The Battle for the House Moves West
While Republicans are thrilled by Donald Trump’s solid victory in the presidential contest and delighted about their new Senate majority, the fulfillment of their most avaricious dreams depends on maintaining control of the U.S. House. That’s because a House–Senate–White House trifecta will enormously streamline the legislative process compared to the constant tug-of-war and messaging battles associated with divided government. It will also unlock the magic powers of budget reconciliation, which let the majority party enact massive amounts of legislation in a single bill without the minority party being able to block it by a Senate filibuster.
As Joe Biden might say, it’s a BFD (and he would know, since most of his administration’s legislative accomplishments occurred during the two years when his party held a trifecta).
So how close are Republicans to nailing down House control? Close, but it’s by no means a done deal. The GOP went into this election controlling 220 House seats to the Democrats’ 212 with two Democratic-held seats and one Republican-held seat vacant. This means they essentially had a four-seat majority with a net gain of one more seat guaranteed by redistricting changes in the South.
Republicans have won 210 seats and Democrats 198 seats so far with 27 races not yet called, according to the New York Times. Of those 27, Democrats currently lead in 14 and Republicans in 13. Obviously enough, Democrats need to overcome some GOP leads to have any chance of flipping the House. The outstanding races mostly fall into two baskets: incredibly close contests in states where nearly all the results are in (including one each in Iowa, Maine, Maryland, Nebraska and Ohio) and contests in western states (12 in California; four in Arizona; and one each in Alaska, Colorado, Oregon, and Washington) with a lot of mail ballots and relatively slow counts. In Alaska, California, Nevada, Oregon, and Washington, mail ballots that will be counted (postmarked by Election Day and received by a future deadline) are still coming in. That’s very likely where the House fight will be won or lost as these contests are resolved in the next week.
To a very considerable extent, Democratic hopes depend on a phenomenon known as the “blue shift” in late-counted mail ballots, whereby mail ballots generally, and particularly those cast near Election Day, tend to skew notably Democratic. This tendency became famous in 2018 when several California Republican House incumbents led on Election Night but lost their seats when later mail ballots were counted, spurring some GOP conspiracy theories that weren’t supported by any actual evidence. What’s unclear is whether the “blue shift” is an enduring occurrence now that California (along with Colorado, Nevada, Oregon, and Washington among the states with unresolved House races) has moved to an all-mail-ballot system. In examining the current election cycle, Politico has suggested the “blue shift” may not be a thing in California this year:
This year, observers say there’s unlikely to be a uniform red or blue shift that will tug the results in one direction in the later count.

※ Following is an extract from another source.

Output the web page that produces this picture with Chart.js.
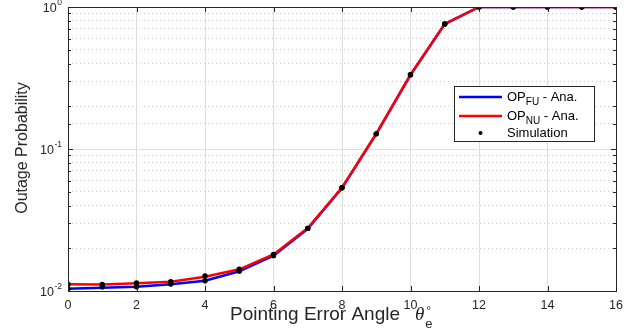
<!DOCTYPE html>
<html><head><meta charset="utf-8">
<script src="https://cdn.jsdelivr.net/npm/chart.js@4"></script>
<style>html,body{margin:0;padding:0;background:#fff}canvas{display:block}</style>
</head><body>
<canvas id="c" width="641" height="336"></canvas>
<script>
const angles = [0,1,2,3,4,5,6,7,8,9,10,11,12,13,14,15,16];
const opFU = [0.01038,0.01055,0.01072,0.01115,0.01182,0.01376,0.01774,0.0274,0.0531,0.1276,0.332,0.759,1,1,1,1,1];
const opNU = [0.01115,0.0111,0.01133,0.01163,0.01261,0.01422,0.0181,0.0278,0.0535,0.128,0.334,0.76,1,1,1,1,1];
const simFU = [0.01038,0.01065,0.01072,0.01120,0.01182,0.01380,0.01774,0.0276,0.0533,0.1278,0.333,0.759,1,1,1,1,1];
const simNU = [0.01115,0.0111,0.01140,0.01163,0.01275,0.01422,0.0181,0.0276,0.0533,0.1278,0.333,0.759,1,1,1,1,1];
const yTickLabels = [[1,"10","0"],[0.1,"10","-1"],[0.01,"10","-2"]];
const legendItems = [["OP","FU"," - Ana."],["OP","NU"," - Ana."],["Simulation","",""]];

const AX = '#262626';
const FONT = '"Liberation Sans", Arial, sans-serif';
const pts = arr => angles.map((a,i)=>({x:a,y:arr[i]}));
const isDecade = v => Math.abs(Math.log10(v) - Math.round(Math.log10(v))) < 1e-6;

const deco = {
  id:'deco',
  afterDraw(chart){
    const ctx = chart.ctx, a = chart.chartArea, xs = chart.scales.x, ys = chart.scales.y;
    ctx.save();
    // box
    ctx.strokeStyle = AX; ctx.lineWidth = 1;
    ctx.strokeRect(Math.round(a.left)+0.5, Math.round(a.top)+0.5, Math.round(a.right-a.left), Math.round(a.bottom-a.top));
    // inward ticks
    ctx.beginPath();
    xs.ticks.forEach(t=>{
      const px = Math.round(xs.getPixelForValue(t.value))+0.5;
      ctx.moveTo(px,a.bottom); ctx.lineTo(px,a.bottom-5);
      ctx.moveTo(px,a.top); ctx.lineTo(px,a.top+5);
    });
    ys.ticks.forEach(t=>{
      const py = Math.round(ys.getPixelForValue(t.value))+0.5;
      const L = isDecade(t.value)?5:3;
      ctx.moveTo(a.left,py); ctx.lineTo(a.left+L,py);
      ctx.moveTo(a.right,py); ctx.lineTo(a.right-L,py);
    });
    ctx.stroke();
    // y tick labels (with superscript exponent)
    ctx.fillStyle = AX; ctx.textBaseline='middle';
    yTickLabels.forEach(([v,base,exp])=>{
      const py = ys.getPixelForValue(v);
      ctx.font = '8.5px '+FONT; ctx.textAlign='right';
      const we = ctx.measureText(exp).width;
      const right = a.left - 6;
      ctx.fillText(exp, right, py-4);
      ctx.font = '12.5px '+FONT;
      ctx.fillText(base, right - we - 0.5, py+1.5);
    });
    // y title
    ctx.fillStyle = AX;
    ctx.font = '16px '+FONT;
    ctx.textAlign='center'; ctx.textBaseline='middle';
    ctx.save(); ctx.translate(23,148); ctx.rotate(-Math.PI/2);
    ctx.fillText('Outage Probability',0,0); ctx.restore();
    // x title
    ctx.font = '19px '+FONT; ctx.textAlign='left'; ctx.textBaseline='alphabetic';
    const t1 = 'Pointing Error Angle ';
    const w1 = ctx.measureText(t1).width;
    const x0 = 230, by = 320;
    ctx.fillText(t1,x0,by);
    ctx.font = 'italic 19px "Liberation Serif", serif';
    const xth = Math.max(x0+w1+3, 415);
    const wth = ctx.measureText('\u03B8').width;
    ctx.fillText('\u03B8',xth,by);
    ctx.font = '13px '+FONT; ctx.fillText('e',xth+wth+1,by+8);
    ctx.font = '12px '+FONT; ctx.fillText('\u00B0',xth+wth+2,by-5);
    // legend
    const lx=454, ly=86, lw=140, lh=55;
    ctx.fillStyle='#fff'; ctx.fillRect(lx,ly,lw,lh);
    ctx.strokeStyle=AX; ctx.lineWidth=1; ctx.strokeRect(lx+0.5,ly+0.5,lw,lh);
    const rows=[97,116,133], cols=['#0000ff','#ff0000',null];
    legendItems.forEach((it,i)=>{
      const y=rows[i];
      if(cols[i]){ ctx.strokeStyle=cols[i]; ctx.lineWidth=2.5; ctx.beginPath(); ctx.moveTo(459,y); ctx.lineTo(502,y); ctx.stroke(); }
      else { ctx.fillStyle='#000'; ctx.beginPath(); ctx.arc(480.5,y,2,0,Math.PI*2); ctx.fill(); }
      ctx.fillStyle='#000'; ctx.textBaseline='middle'; ctx.textAlign='left';
      let x=507;
      ctx.font='13px '+FONT; ctx.fillText(it[0],x,y); x+=ctx.measureText(it[0]).width;
      if(it[1]){ ctx.font='10px '+FONT; ctx.fillText(it[1],x,y+5); x+=ctx.measureText(it[1]).width; }
      if(it[2]){ ctx.font='13px '+FONT; ctx.fillText(it[2],x,y); }
    });
    ctx.restore();
  }
};

new Chart(document.getElementById('c'),{
  type:'line',
  data:{datasets:[
    {label:'Simulation',data:pts(simNU),showLine:false,pointRadius:2.7,pointBackgroundColor:'#000',pointBorderColor:'#000',pointBorderWidth:0},
    {label:'Simulation',data:pts(simFU),showLine:false,pointRadius:2.7,pointBackgroundColor:'#000',pointBorderColor:'#000',pointBorderWidth:0},
    {label:'OP_NU - Ana.',data:pts(opNU),borderColor:'#ff0000',borderWidth:2.5,pointRadius:0,tension:0,fill:false},
    {label:'OP_FU - Ana.',data:pts(opFU),borderColor:'#0000ff',borderWidth:2.5,pointRadius:0,tension:0,fill:false}
  ]},
  options:{
    responsive:false, animation:false, events:[],
    layout:{padding:{left:0,right:25,top:7,bottom:0}},
    plugins:{legend:{display:false},tooltip:{enabled:false}},
    scales:{
      x:{type:'linear',min:0,max:16,
        afterFit:s=>{s.height=45;},
        ticks:{stepSize:2,padding:7,color:AX,font:{family:FONT,size:12.5},maxRotation:0},
        grid:{drawTicks:false,color:'#dedede',lineWidth:1},
        border:{display:false}},
      y:{type:'logarithmic',min:0.01,max:1,
        afterFit:s=>{s.width=68;},
        ticks:{display:false,autoSkip:false},
        grid:{drawTicks:false,lineWidth:1,
          color:c=> (c.tick && isDecade(c.tick.value)) ? '#dedede' : '#cdcdcd'},
        border:{display:false,dash:c=> (c.tick && isDecade(c.tick.value)) ? [] : [1,3]}}
    }
  },
  plugins:[deco]
});
</script>
</body></html>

“Now it’s kind of a regional phenomenon,” Mitchell said. “Certain parts of the state have more Republicans who only want to vote in-person, while other parts of the state have Republicans who are more than happy to vote by mail. And it will probably take many, many years for this to kind of settle itself out.”
This could matter a lot, not just in California but nationally. At present there are four House Republican incumbents (Ken Calvert, John Duarte, Mike Garcia, and Michelle Steel) plus one favored candidate in an open Democratic seat (Scott Baugh) in the Golden State with small leads as the counting of mail ballots continues. For that matter, there are three House Democratic incumbents from California with fragile leads (Jim Costa, Josh Harder, and Mike Levin). The increasingly narrow Democratic path to a majority runs through the western states and also requires quite a few wins in the tight races elsewhere. History is not on the side of that happening: No party has ever lost the White House and flipped the House in the same election. But if it did happen, it would certainly throw a monkey wrench into plans for a Republican legislative steamroller to begin the second Trump era. And it might also cost Trump vassal and House Speaker Mike Johnson his gavel.